Retype, exactly as they stand, the lines from the start of the data to the line that contains "top_col_phi = [7.24e-3, 8.91e-5, 8.91e-5, 1.0e-6]", both ends included. Leave the pictures out.

▸ **INFORMATION PROVIDED**:
------------------------------------------------------------------------
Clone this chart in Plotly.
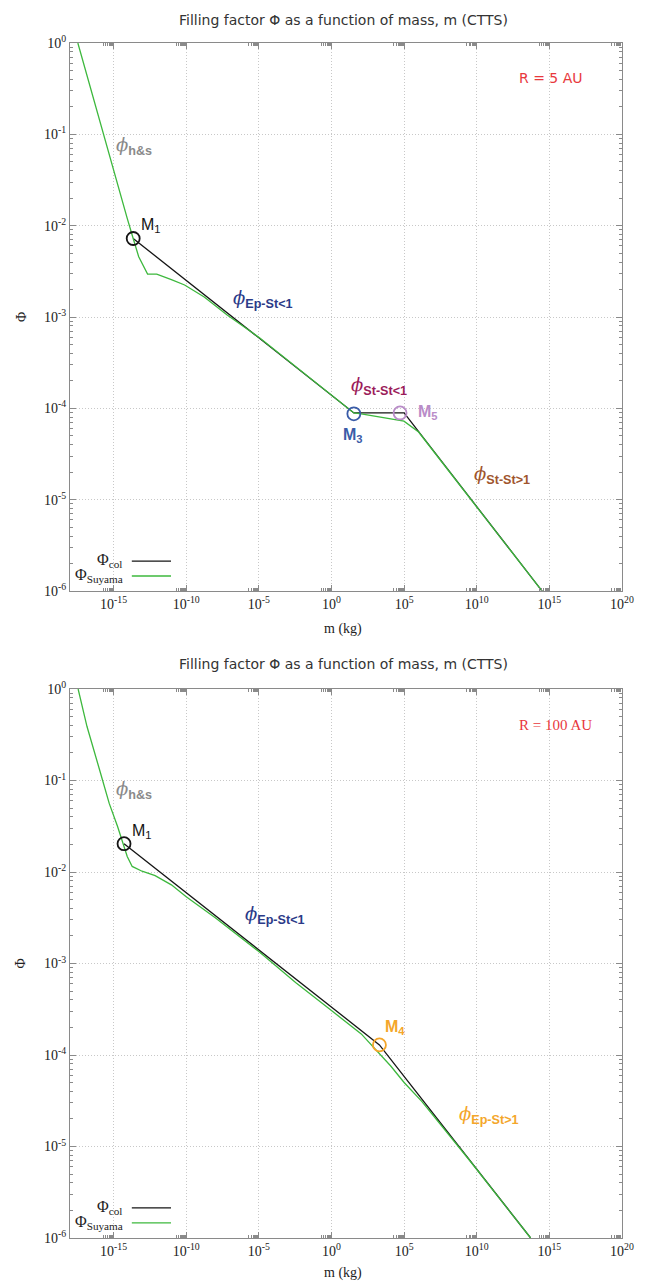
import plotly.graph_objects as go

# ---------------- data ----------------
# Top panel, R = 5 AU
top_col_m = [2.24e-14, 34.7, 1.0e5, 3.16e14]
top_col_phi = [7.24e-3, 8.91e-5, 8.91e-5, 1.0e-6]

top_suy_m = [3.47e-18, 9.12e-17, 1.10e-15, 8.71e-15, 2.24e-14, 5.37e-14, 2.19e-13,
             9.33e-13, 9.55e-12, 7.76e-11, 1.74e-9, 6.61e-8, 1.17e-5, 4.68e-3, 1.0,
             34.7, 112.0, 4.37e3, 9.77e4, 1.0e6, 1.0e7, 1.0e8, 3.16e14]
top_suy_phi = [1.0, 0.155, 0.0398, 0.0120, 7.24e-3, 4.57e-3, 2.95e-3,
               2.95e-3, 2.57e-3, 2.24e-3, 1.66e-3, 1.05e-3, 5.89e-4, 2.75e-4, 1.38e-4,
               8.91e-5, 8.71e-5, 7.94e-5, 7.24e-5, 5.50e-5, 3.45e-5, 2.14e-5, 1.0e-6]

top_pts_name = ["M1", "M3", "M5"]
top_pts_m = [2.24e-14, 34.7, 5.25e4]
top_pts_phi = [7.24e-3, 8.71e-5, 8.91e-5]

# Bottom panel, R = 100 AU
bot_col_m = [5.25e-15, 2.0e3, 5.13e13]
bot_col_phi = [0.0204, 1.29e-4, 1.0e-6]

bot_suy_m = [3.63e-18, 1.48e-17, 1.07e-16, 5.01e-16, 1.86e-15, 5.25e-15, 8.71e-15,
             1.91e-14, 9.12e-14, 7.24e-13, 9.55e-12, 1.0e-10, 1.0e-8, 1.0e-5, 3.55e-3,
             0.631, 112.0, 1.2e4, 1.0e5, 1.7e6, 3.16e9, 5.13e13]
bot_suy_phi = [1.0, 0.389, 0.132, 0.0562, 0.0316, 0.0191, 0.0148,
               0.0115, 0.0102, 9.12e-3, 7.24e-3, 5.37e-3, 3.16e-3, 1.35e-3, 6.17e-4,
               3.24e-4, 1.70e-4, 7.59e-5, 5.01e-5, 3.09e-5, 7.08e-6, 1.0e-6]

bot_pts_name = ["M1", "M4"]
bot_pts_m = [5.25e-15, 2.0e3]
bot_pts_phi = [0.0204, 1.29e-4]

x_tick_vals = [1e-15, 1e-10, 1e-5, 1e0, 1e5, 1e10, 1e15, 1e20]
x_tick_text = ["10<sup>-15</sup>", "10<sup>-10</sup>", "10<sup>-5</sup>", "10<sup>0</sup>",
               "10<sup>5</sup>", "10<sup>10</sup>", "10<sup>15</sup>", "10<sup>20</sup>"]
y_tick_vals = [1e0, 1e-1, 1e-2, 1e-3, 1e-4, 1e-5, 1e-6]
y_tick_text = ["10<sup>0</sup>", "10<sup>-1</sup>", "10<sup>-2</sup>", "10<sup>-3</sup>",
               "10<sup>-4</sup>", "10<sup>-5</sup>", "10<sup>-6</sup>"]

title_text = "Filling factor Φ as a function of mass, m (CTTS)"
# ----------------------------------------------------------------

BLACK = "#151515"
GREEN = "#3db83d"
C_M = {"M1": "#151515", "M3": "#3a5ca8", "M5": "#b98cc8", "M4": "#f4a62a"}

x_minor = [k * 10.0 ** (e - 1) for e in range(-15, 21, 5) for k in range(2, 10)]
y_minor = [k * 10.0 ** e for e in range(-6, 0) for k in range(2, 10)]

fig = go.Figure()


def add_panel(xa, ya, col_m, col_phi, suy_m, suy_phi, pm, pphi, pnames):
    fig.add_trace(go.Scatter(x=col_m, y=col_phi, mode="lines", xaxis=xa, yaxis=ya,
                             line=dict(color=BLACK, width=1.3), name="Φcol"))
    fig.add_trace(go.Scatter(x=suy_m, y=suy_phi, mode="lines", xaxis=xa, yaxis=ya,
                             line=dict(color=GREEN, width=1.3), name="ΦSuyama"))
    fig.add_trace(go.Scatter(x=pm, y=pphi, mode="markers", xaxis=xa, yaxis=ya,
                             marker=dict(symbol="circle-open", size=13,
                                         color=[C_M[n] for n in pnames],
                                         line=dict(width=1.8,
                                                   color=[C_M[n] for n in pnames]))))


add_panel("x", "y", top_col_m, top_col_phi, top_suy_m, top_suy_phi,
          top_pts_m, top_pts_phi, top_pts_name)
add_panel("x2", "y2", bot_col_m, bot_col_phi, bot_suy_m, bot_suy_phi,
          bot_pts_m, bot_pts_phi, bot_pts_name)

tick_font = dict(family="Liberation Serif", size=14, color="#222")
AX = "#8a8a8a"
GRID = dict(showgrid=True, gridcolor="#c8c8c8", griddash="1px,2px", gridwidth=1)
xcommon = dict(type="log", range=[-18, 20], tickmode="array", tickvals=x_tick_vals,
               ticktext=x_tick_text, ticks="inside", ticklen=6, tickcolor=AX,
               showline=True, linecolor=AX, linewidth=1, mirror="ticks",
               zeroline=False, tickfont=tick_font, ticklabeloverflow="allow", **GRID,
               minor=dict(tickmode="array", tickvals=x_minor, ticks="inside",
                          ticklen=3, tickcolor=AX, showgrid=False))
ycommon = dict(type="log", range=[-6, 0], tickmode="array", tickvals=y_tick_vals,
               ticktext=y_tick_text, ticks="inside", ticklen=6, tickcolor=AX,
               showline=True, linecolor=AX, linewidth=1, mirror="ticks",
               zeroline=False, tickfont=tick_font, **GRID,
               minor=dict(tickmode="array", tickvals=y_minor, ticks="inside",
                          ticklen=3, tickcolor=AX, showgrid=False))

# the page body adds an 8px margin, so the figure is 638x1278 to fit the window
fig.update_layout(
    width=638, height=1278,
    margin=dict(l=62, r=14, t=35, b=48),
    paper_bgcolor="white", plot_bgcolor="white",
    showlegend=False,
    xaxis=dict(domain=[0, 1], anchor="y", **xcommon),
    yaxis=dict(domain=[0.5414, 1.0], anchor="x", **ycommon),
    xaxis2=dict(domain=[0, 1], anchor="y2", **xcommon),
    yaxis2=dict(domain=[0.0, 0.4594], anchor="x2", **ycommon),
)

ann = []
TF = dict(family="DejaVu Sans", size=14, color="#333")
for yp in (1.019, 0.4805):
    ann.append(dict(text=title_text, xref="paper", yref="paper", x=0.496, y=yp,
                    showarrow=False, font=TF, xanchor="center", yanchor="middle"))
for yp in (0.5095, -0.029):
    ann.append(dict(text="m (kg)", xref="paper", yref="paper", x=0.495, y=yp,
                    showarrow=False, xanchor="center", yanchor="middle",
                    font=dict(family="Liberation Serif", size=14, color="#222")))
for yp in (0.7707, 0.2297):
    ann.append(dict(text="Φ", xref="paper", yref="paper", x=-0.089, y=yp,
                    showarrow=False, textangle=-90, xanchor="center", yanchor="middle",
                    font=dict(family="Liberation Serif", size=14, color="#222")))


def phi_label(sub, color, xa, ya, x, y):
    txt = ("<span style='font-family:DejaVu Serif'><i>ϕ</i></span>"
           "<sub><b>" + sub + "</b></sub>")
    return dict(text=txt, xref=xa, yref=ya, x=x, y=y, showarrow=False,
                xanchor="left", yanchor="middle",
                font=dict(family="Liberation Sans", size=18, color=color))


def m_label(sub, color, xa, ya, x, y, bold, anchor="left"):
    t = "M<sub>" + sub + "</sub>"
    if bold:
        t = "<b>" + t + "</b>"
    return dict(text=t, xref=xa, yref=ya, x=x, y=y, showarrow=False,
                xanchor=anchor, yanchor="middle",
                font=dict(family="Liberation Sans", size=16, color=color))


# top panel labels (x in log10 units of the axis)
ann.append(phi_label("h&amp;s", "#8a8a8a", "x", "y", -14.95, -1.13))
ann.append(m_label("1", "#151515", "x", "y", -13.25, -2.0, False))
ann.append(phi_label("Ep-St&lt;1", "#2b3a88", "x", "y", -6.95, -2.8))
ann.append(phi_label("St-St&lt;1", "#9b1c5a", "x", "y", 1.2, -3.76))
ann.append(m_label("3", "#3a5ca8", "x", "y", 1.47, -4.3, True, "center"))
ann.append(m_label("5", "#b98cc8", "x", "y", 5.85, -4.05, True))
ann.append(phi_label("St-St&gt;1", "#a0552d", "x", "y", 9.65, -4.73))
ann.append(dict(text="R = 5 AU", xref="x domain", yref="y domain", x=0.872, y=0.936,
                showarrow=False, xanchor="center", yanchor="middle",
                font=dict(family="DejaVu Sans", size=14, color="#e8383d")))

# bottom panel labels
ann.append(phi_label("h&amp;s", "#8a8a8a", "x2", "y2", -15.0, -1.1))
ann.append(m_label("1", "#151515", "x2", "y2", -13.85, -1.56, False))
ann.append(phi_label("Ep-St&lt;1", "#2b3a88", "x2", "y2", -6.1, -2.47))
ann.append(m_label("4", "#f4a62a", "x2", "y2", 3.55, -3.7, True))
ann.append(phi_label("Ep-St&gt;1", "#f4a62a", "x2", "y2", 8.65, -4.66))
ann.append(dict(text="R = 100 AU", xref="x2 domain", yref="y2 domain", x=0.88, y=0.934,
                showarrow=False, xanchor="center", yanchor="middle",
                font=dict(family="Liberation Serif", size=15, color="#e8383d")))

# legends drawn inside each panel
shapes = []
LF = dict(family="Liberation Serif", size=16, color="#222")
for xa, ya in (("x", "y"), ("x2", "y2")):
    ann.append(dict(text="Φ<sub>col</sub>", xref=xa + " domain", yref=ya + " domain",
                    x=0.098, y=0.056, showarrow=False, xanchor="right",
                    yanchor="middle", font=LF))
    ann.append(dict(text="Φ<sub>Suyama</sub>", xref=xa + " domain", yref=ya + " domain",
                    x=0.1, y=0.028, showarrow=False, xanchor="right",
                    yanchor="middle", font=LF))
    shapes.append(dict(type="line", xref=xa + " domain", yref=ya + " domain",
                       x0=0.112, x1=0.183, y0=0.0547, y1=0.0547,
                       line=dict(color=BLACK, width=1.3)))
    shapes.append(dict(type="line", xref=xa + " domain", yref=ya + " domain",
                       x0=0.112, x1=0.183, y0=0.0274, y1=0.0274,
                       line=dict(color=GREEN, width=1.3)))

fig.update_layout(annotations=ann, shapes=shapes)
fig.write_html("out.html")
------------------------------------------------------------------------
▸ **CORRECT ANSWER**:
Clone this chart in Plotly.
import plotly.graph_objects as go

# ---------------- data ----------------
# Top panel, R = 5 AU
top_col_m = [2.24e-14, 34.7, 1.0e5, 3.16e14]
top_col_phi = [7.24e-3, 8.91e-5, 8.91e-5, 1.0e-6]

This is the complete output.